In part two of this router special, Norm begins with a demonstration of commercial router tables and moves on to show his version of a router station that so many of his fans have copied for their own workshops. With it, Norm shows the step-by-step procedure of making raised panel cabinet doors. Next, Norm uses a homemade circle-cutting jig to form perfect circles of various diameters with a router. Also included are instructions and a demonstration on how to make inlays using a router.

Measured drawings are not available for this project.

Corner Table
Program #1808

This project involves some considerable effort. At the suggestion of a friend who, with his colleagues, is trying to restore a historic river, Norm agrees to paddle a canoe over some rapids in search of some unusual white oak that's been submerged there for nearly 150 years. The oak Norm wants was used as a dam on Virginia's mighty Rappahannock River. Today it sits as a pile of salvage on the river's edge just hoping a woodworker floats by to rescue some of it for furniture projects.

Norm engages Bill Jewell, a local sawyer of historical trees, to prepare this timber for the purpose of making a drop-leaved corner table, which Norm finds at nearby Kenmore House, a noted Fredericksburg mansion that was once owned by George Washington's sister.

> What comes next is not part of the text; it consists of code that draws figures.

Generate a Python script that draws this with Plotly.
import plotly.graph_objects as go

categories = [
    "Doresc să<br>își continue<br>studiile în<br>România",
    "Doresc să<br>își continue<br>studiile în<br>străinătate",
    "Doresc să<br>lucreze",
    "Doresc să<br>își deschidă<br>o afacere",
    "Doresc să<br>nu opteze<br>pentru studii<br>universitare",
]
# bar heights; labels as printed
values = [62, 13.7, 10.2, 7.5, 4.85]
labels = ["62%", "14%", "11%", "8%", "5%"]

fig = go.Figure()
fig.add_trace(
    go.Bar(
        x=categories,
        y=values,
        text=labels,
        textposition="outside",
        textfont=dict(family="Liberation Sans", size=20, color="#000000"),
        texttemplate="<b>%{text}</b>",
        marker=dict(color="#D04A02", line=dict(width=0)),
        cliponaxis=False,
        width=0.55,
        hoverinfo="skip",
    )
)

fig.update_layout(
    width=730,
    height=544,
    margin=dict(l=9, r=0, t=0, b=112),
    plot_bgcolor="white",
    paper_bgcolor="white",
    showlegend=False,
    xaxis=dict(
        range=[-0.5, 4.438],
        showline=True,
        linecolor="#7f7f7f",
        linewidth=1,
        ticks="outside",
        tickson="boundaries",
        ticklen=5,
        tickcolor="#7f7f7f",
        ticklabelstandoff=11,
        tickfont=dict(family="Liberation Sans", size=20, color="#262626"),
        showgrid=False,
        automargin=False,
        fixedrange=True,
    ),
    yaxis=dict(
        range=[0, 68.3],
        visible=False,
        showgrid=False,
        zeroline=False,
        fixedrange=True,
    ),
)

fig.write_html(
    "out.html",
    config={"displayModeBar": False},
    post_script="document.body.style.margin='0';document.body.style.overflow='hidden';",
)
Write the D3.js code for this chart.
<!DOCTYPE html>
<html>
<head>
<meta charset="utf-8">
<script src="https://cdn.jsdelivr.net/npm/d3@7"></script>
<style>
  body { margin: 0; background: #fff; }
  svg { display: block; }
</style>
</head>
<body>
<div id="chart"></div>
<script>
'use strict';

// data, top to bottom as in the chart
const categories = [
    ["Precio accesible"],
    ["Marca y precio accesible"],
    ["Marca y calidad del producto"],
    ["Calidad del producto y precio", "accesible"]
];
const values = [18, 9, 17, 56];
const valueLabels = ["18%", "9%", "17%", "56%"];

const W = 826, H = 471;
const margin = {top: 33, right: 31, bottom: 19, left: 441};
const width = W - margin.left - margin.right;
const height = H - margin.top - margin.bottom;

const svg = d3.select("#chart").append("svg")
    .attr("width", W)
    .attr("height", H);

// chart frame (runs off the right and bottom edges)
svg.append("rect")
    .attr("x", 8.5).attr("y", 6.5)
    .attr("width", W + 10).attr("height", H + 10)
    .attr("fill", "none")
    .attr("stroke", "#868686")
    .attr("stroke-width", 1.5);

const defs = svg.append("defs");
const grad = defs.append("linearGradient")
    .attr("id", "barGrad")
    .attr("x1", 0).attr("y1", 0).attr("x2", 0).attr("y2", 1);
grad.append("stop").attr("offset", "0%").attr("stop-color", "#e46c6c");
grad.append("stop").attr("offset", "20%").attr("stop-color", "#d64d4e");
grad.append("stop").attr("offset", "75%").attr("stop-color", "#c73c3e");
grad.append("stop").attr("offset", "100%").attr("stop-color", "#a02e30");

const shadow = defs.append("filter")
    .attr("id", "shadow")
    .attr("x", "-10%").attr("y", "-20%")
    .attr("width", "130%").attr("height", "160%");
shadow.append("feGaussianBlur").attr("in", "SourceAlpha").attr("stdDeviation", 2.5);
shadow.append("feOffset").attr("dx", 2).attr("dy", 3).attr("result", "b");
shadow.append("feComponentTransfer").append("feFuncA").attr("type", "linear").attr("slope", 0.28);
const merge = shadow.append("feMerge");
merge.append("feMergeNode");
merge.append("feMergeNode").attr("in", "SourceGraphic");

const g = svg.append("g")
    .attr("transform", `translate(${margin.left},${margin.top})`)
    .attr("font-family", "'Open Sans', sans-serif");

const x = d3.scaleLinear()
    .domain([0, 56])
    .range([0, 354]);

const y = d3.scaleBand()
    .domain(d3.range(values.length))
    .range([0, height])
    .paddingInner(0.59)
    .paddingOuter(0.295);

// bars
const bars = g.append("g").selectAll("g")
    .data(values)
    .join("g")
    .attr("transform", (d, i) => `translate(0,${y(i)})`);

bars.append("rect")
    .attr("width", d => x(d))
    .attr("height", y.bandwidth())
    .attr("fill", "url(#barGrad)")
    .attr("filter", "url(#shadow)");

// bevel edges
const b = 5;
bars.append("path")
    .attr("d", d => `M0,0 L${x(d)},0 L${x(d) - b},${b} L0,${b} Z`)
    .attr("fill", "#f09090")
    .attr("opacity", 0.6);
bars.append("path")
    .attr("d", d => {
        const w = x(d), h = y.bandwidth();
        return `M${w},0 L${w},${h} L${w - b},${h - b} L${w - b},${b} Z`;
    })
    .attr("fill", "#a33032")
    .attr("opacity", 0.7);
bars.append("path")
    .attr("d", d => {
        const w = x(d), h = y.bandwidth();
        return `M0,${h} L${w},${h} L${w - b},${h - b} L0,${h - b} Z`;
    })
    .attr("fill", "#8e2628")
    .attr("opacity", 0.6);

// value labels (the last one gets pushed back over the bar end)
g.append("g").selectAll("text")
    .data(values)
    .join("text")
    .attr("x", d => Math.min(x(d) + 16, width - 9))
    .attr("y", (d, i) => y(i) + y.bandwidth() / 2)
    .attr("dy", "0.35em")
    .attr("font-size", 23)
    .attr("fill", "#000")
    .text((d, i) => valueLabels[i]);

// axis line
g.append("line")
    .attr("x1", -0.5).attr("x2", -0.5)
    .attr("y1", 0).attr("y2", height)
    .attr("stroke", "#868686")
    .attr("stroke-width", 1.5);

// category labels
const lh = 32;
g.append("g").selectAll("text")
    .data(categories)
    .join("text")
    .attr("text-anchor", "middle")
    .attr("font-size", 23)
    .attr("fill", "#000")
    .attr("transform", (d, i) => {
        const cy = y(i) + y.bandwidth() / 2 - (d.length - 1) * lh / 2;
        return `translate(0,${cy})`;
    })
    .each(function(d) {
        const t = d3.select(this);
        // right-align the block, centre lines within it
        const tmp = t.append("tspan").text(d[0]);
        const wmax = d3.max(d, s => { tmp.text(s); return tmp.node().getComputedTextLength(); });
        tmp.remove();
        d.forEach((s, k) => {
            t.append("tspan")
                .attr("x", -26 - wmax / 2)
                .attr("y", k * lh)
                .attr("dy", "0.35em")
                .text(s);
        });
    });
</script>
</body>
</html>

After Norm gets the wood to his shop, he spends considerable effort turning it into suitable pieces to make a copy of the original table - including the challenging turned legs that add so much style to this particular piece. The dimensions are 30" sq x 29" h.

Greek Revival Bookcase
Program #1809

While prowling a designer show house, Norm discovers a handsome collection of bookcases built in the Greek Revival tradition. Although they are made of plywood, every detail gives the appearance of solid tablets of white stone. The shelves resemble slabs of marble and the cornice on the tall case might have been carved from stone in the manner of a Greek temple. Glass doors enclose the lower bookcase element and swing on concealed European hinges. No mere bookcases here; they are worthy of your finest volumes and your most valued treasures. The dimensions of the tall bookcase are 8' h x 42" l x 12" d (42" l reflects the cornice molding; the actual case is 36" wide). The dimensions of the lower bookcase are 60" h x 57" 1 x 12" d.

Storage Shed
Program #1810

Taking his cue from a pool house he finds on Nantucket, Norm creates a relatively simple, multipurpose structure so coveted by today's homeowners. It could be a garden shed, a place to store the outdoor furniture for the winter, a pool house, or a home for the family bicycles and yard machines. This 96-square foot building is the perfect size for many backyards and features low-maintenance materials that are expected to hold paint and resist weather. Best of all, it is attractive to look at and relatively easy to build. The dimensions are 8' w x 12' h x 12' l.

Wall Hung Console
Program #1811

We first found this item in a decorator show house and were impressed with its functionality and beauty. No more than a shelf really, it is fastened to the wall with massive decorative brackets. It is a perfect solution for displaying vases, candles, lamps, and other objects in a narrow space. Norm builds his out of mahogany. The dimensions are 14" x 60".

Corner Chair
Program #1812

Corner chairs go way back in the history of furniture. Some say their early popularity had to do with the convenience of those wearing swords who could sit on such a chair comfortably. During a visit to Historic New England, a preservation society, Norm is shown a number of variations on this classic form. Norm decides to build his chair out of cherry. The dimensions are 33" back x 19" square.

Wall Paneling
Program #1813

In this program, Norm demonstrates how easy it can be to panel a wall. Norm begins by showing some wonderful examples of wall paneling techniques in a home restored several years ago by This Old House. At one end of the spectrum, Norm shows how simple molding applied to a plain wall can create a paneled effect. Then, he moves back to the Workshop to show classic bead board paneling, raised panel systems and, finally, elegant mahogany paneling using veneer hardwood plywood and solid custom moldings and trim.